In Warsh's case, he has to know better. So why the pretense on his part? One guesses that hard as it is to make a consistent case that the Fed’s actions guide the world’s most prosperous economy, it’s better than the alternative. If Warsh admits what’s obvious, that the Fed is a legend in its own mind, and in the simplistic minds of the pundit and political classes, quite a bit fewer will hang on his every word. And so Warsh writes, and writes, seemingly hopeful that the jotting down of economic "lyrics" as it were, will lead to a hit insight that justifies a focus on the Federal Reserve.
Last week Warsh searched for a catchy chorus that would combine “Fed” and “soft power.” At one point he suggested the Fed’s review of its "policy framework" should “be measured by its ability to translate the Fed’s soft power into firepower.” At another point he asserted more confidently that in the future, central banks “better equip themselves with an abundance of soft power.” Countless “soft power” mentions in a 1,500 essay, but the economic equivalent of “A Day In the Life” never materialized.
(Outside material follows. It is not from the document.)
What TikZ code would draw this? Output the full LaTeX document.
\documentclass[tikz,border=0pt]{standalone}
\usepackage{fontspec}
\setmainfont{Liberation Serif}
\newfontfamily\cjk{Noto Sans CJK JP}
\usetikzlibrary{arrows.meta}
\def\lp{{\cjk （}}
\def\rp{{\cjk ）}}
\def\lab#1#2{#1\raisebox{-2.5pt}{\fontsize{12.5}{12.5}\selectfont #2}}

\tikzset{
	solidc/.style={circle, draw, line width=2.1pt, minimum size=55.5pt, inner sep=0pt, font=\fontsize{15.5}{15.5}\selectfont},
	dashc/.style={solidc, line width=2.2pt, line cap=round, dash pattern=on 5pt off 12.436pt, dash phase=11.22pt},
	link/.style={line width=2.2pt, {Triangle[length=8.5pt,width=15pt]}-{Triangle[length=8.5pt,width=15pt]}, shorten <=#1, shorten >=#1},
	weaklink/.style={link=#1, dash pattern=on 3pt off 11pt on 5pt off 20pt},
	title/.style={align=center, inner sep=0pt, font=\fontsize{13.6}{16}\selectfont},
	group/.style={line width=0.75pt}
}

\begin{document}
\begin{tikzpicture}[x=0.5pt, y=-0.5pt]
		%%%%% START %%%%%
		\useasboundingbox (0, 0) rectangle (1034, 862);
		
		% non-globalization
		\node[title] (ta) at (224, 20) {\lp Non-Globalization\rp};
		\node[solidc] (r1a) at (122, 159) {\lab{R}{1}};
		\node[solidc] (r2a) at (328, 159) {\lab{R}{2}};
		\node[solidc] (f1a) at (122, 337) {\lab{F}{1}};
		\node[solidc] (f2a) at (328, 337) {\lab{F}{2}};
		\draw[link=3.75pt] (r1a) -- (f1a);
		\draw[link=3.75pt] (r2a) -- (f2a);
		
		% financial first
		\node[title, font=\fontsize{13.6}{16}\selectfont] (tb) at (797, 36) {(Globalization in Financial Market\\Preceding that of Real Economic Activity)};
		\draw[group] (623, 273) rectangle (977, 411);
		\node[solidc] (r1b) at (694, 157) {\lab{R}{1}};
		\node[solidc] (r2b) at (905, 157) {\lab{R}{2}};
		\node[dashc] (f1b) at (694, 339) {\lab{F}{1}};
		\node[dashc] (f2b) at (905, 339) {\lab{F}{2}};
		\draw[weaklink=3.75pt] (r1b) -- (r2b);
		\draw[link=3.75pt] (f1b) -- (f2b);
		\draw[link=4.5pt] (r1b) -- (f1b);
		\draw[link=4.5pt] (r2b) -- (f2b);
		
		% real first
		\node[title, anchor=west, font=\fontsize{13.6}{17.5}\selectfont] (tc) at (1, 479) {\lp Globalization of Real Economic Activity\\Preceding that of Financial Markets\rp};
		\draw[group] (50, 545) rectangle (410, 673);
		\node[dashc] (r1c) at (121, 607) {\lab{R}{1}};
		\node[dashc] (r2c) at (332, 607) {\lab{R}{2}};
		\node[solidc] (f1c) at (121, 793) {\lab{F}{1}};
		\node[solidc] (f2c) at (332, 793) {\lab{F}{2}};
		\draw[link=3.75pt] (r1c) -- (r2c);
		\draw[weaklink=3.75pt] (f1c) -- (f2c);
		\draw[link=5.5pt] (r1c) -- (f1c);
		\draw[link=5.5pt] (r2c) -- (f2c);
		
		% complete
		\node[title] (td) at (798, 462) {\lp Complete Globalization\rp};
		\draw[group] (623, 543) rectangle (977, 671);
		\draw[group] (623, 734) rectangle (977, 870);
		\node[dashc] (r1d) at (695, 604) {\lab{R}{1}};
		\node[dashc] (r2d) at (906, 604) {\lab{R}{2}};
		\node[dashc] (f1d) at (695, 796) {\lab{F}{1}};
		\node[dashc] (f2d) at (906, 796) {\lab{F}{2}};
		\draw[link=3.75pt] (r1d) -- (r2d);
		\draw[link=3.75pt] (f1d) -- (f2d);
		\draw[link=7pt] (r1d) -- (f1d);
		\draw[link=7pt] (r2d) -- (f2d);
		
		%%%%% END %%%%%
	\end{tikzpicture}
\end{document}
In Warsh’s defense, it’s hard to write catchy choruses that translate to beautiful music when the Fed is your muse. Try as those close to it might to make it seem otherwise, the Fed is just not that important. Never was, and never will be.
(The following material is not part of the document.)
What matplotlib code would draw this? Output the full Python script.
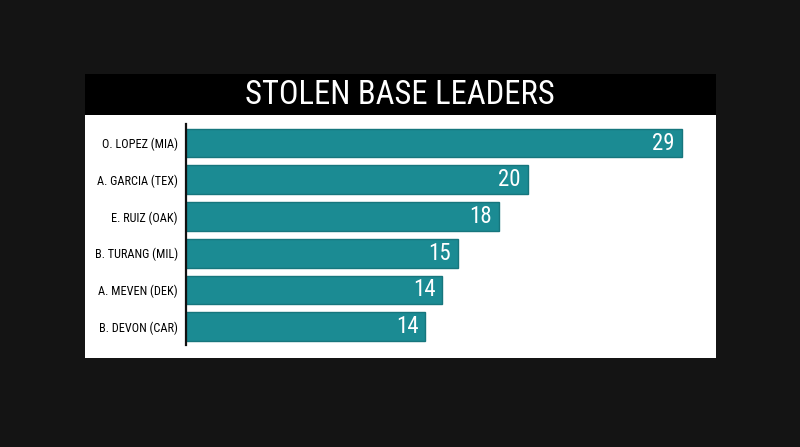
import matplotlib
matplotlib.use("Agg")
import matplotlib.pyplot as plt
from matplotlib import font_manager
from matplotlib.patches import Rectangle

# Données
joueurs = ["O. LOPEZ (MIA)", "A. GARCIA (TEX)", "E. RUIZ (OAK)",
           "B. TURANG (MIL)", "A. MEVEN (DEK)", "B. DEVON (CAR)"]
longueurs = [29, 20, 18.3, 15.9, 15.0, 14.0]   # longueur des barres
etiquettes = ["29", "20", "18", "15", "14", "14"]  # valeurs affichées

# police étroite si disponible
dispo = {f.name for f in font_manager.fontManager.ttflist}
police = 'DejaVu Sans'
for nom in ['Liberation Sans Narrow', 'DejaVu Sans Condensed', 'Roboto Condensed', 'Roboto']:
    if nom in dispo:
        police = nom
        break
plt.rcParams['font.family'] = [police, 'DejaVu Sans']

fig = plt.figure(figsize=(8, 4.47), dpi=100)
fig.patch.set_facecolor('#141414')

W, H = 800, 447
def fx(px): return px / W
def fy(py): return 1 - py / H

# fond : panneau blanc + bandeau titre
fond = fig.add_axes([0, 0, 1, 1], zorder=-1)
fond.set_xlim(0, W)
fond.set_ylim(H, 0)
fond.axis('off')
fond.add_patch(Rectangle((85, 74), 631, 284, facecolor='white', edgecolor='none'))
fond.add_patch(Rectangle((85, 74), 631, 41, facecolor='black', edgecolor='none'))
fond.text(400, 95, "STOLEN BASE LEADERS", color='white', fontsize=23.5,
          ha='center', va='center')

ax = fig.add_axes([fx(186), fy(345), fx(716) - fx(186), fy(124) - fy(345)])
ax.set_facecolor('none')
pos = list(range(len(joueurs)))
ax.barh(pos, longueurs, height=0.78, color='#1b8b93', edgecolor='#16767d', linewidth=1.0)
ax.set_xlim(0, 31.0)
ax.set_ylim(5.5, -0.52)
ax.set_yticks(pos)
ax.set_yticklabels(joueurs, fontsize=8.8, color='#000000')
ax.tick_params(axis='y', length=0, pad=6)
ax.set_xticks([])
for s in ['top', 'right', 'bottom']:
    ax.spines[s].set_visible(False)
ax.spines['left'].set_linewidth(1.6)
ax.spines['left'].set_color('#111111')

for i, (v, t) in enumerate(zip(longueurs, etiquettes)):
    ax.annotate(t, (v, i), xytext=(-5, 0), textcoords='offset points',
                ha='right', va='center', color='white', fontsize=16.5)

fig.savefig("out.png", dpi=100, facecolor=fig.get_facecolor())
To see why, consider legendary Silicon Valley venture capitalist Don Valentine. The man who was an early investor in Atari, Apple, Cisco, Oracle, Google, Airbnb, and Square (among others), died last week. It was mentioned in his Wall Street Journal obituary that when Valentine got started in the early 1970s, less than $50 million was available for investment in start-ups. So much has changed since then.
So what happened? Did so-called “easy” Fed money cause investment in Silicon Valley to surge, such that a formerly sleepy locale south of San Francisco soared from out of nowhere? More realistically, Atari, Apple, Cisco, Oracle, Google, Airbnb, and Square happened, and their successes proved a magnet for copious amounts of human and financial capital. No doubt some of that human and financial capital migrated to northern California from Detroit and areas close to it; Detroit a powerful magnet for human and financial capital 100 years ago.
Crucial here is that the Fed, utilizing its open market operations that inspire awe in those who should know better, could not impoverish Silicon Valley today any more than it could enrich Detroit. People free to be commercially creative power prosperity, and at present the vital few drivers of prosperity populate Silicon Valley in abundant fashion, while they’re scarce in Detroit.
The main thing is that the Fed is powerless to alter the reality described in the previous paragraph, and if it were to try to, market forces would reverse its vain attempts at central planning faster than it would take readers to read this piece. One guesses Warsh knows this truth too. Unknown is if he’ll ever admit what he likely knows.